**TASK TO COMPLETE:** Print only the lines from the top of the data through the line with "(tempT2) at (632,97)", both included, skipping every picture.

###

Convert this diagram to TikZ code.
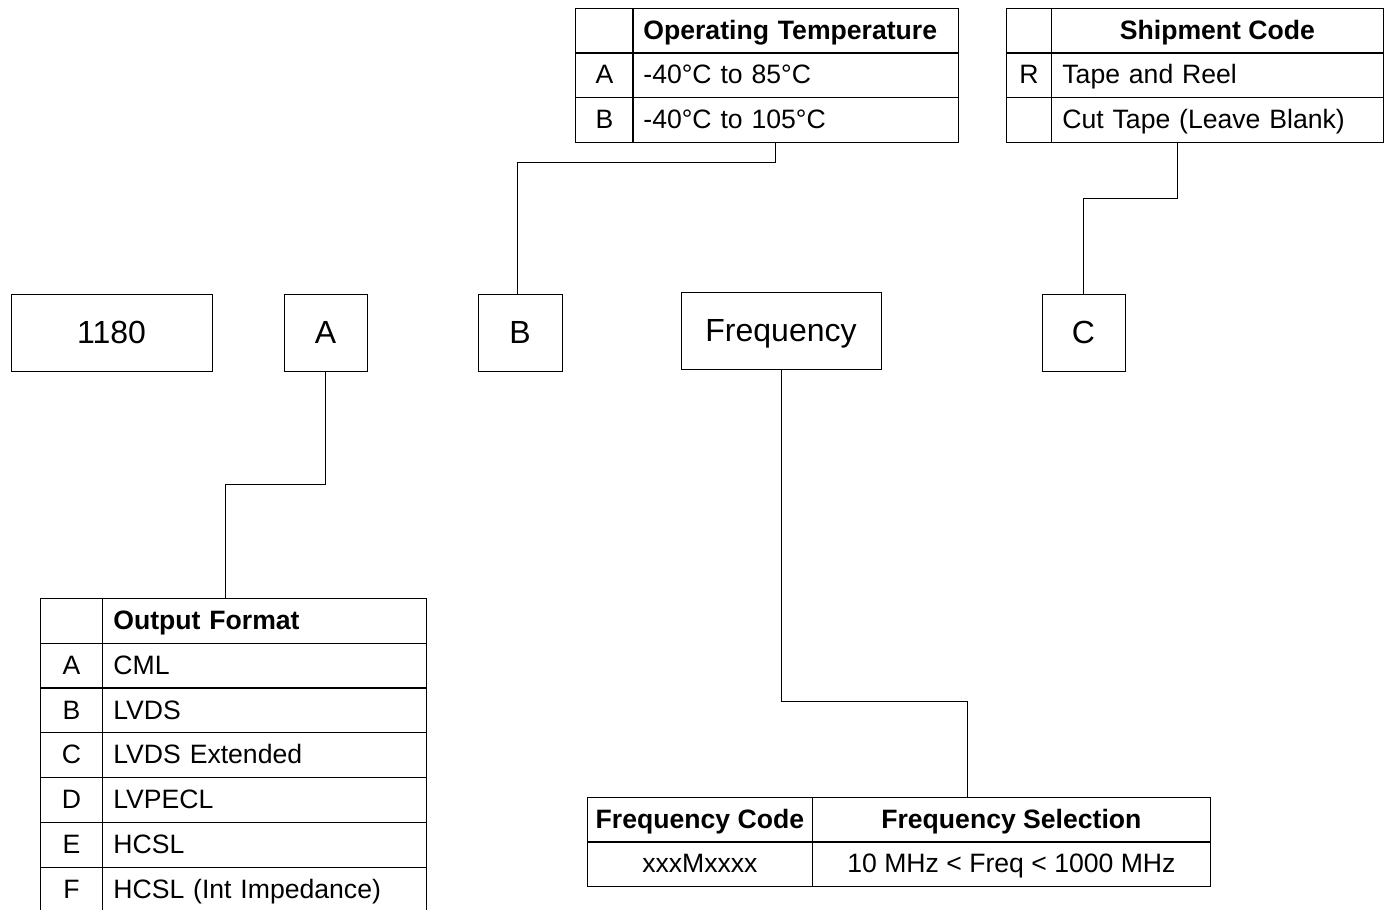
\documentclass[tikz,border=0pt]{standalone}
\usepackage{fontspec}
\setmainfont{Liberation Sans}
\tikzset{
  tab/.style={font=\fontsize{13.3}{15}\selectfont, text height=10.4pt, text depth=1.6pt},
  keycell/.style={draw, tab, anchor=north west, inner sep=0pt, minimum width=#1, minimum height=22.3pt},
  txtcell/.style={draw, tab, anchor=north west, inner xsep=5.5pt, inner ysep=0pt, text width=#1, align=left, minimum height=22.3pt},
  midcell/.style={draw, tab, anchor=north west, inner sep=0pt, minimum width=#1, minimum height=22.3pt},
  codebox/.style={draw, font=\fontsize{16}{19}\selectfont, text height=12.5pt, text depth=2pt, inner sep=0pt, minimum height=38.5pt, minimum width=#1},
}
\begin{document}
\begin{tikzpicture}[x=0.5pt,y=-0.5pt]
  \useasboundingbox (0,0) rectangle (1384,909);

  % part number fields
  \node[codebox=100.5pt] (boxNum) at (111.5,332.5) {1180};
  \node[codebox=41.5pt] (boxA) at (325.5,332.5) {A};
  \node[codebox=42pt] (boxB) at (520,332.5) {B};
  \node[codebox=100pt] (boxF) at (781,330.5) {Frequency};
  \node[codebox=41.5pt] (boxC) at (1083.5,332.5) {C};

  % operating temperature
  \node[keycell=29pt] (tempK0) at (575,8) {};
  \node[txtcell=152pt] (tempT0) at (632,8) {\bfseries Operating Temperature};
  \node[keycell=29pt] (tempK1) at (575,52.5) {A};
  \node[txtcell=152pt] (tempT1) at (632,52.5) {-40°C to 85°C};
  \node[keycell=29pt] (tempK2) at (575,97) {B};
  \node[txtcell=152pt] (tempT2) at (632,97) {-40°C to 105°C};

  % shipment
  \node[keycell=22.5pt] (shipK0) at (1006,8) {};
  \node[midcell=166pt] (shipT0) at (1051,8) {\bfseries Shipment Code};
  \node[keycell=22.5pt] (shipK1) at (1006,52.5) {R};
  \node[txtcell=155pt] (shipT1) at (1051,52.5) {Tape and Reel};
  \node[keycell=22.5pt] (shipK2) at (1006,97) {};
  \node[txtcell=155pt] (shipT2) at (1051,97) {Cut Tape (Leave Blank)};

  % output format
  \node[keycell=31pt] (outK0) at (40,598) {};
  \node[txtcell=151pt] (outH) at (102,598) {\bfseries Output Format};
  \foreach \k/\txt [count=\i] in {A/CML, B/LVDS, C/LVDS Extended, D/LVPECL, E/HCSL, F/HCSL (Int Impedance)}
    {
      \node[keycell=31pt] (outK\i) at (40,{598+44.8*\i}) {\k};
      \node[txtcell=151pt] (outT\i) at (102,{598+44.8*\i}) {\txt};
    }

  % frequency
  \node[midcell=112.5pt] (fcodeH) at (587,797) {\bfseries Frequency Code};
  \node[midcell=199pt] (fselH) at (812,797) {\bfseries Frequency Selection};
  \node[midcell=112.5pt] (fcode1) at (587,841) {xxxMxxxx};
  \node[midcell=199pt] (fsel1) at (812,841) {10 MHz < Freq < 1000 MHz};

  % connectors
  \draw ([xshift=-10pt]tempT2.south) -- ++(0,20.5) -| ([xshift=-1.5pt]boxB.north);
  \draw ([xshift=-20pt]shipT2.south) -- ++(0,56.5) -| (boxC.north);
  \draw (boxA.south) -- ++(0,113) -| ([xshift=-19.5pt]outH.north);
  \draw (boxF.south) -- ++(0,332) -| ([xshift=-22pt]fselH.north);
\end{tikzpicture}
\end{document}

###

**FULL ANSWER:**
Convert this diagram to TikZ code.
\documentclass[tikz,border=0pt]{standalone}
\usepackage{fontspec}
\setmainfont{Liberation Sans}
\tikzset{
  tab/.style={font=\fontsize{13.3}{15}\selectfont, text height=10.4pt, text depth=1.6pt},
  keycell/.style={draw, tab, anchor=north west, inner sep=0pt, minimum width=#1, minimum height=22.3pt},
  txtcell/.style={draw, tab, anchor=north west, inner xsep=5.5pt, inner ysep=0pt, text width=#1, align=left, minimum height=22.3pt},
  midcell/.style={draw, tab, anchor=north west, inner sep=0pt, minimum width=#1, minimum height=22.3pt},
  codebox/.style={draw, font=\fontsize{16}{19}\selectfont, text height=12.5pt, text depth=2pt, inner sep=0pt, minimum height=38.5pt, minimum width=#1},
}
\begin{document}
\begin{tikzpicture}[x=0.5pt,y=-0.5pt]
  \useasboundingbox (0,0) rectangle (1384,909);

  % part number fields
  \node[codebox=100.5pt] (boxNum) at (111.5,332.5) {1180};
  \node[codebox=41.5pt] (boxA) at (325.5,332.5) {A};
  \node[codebox=42pt] (boxB) at (520,332.5) {B};
  \node[codebox=100pt] (boxF) at (781,330.5) {Frequency};
  \node[codebox=41.5pt] (boxC) at (1083.5,332.5) {C};

  % operating temperature
  \node[keycell=29pt] (tempK0) at (575,8) {};
  \node[txtcell=152pt] (tempT0) at (632,8) {\bfseries Operating Temperature};
  \node[keycell=29pt] (tempK1) at (575,52.5) {A};
  \node[txtcell=152pt] (tempT1) at (632,52.5) {-40°C to 85°C};
  \node[keycell=29pt] (tempK2) at (575,97) {B};
  \node[txtcell=152pt] (tempT2) at (632,97) {-40°C to 105°C};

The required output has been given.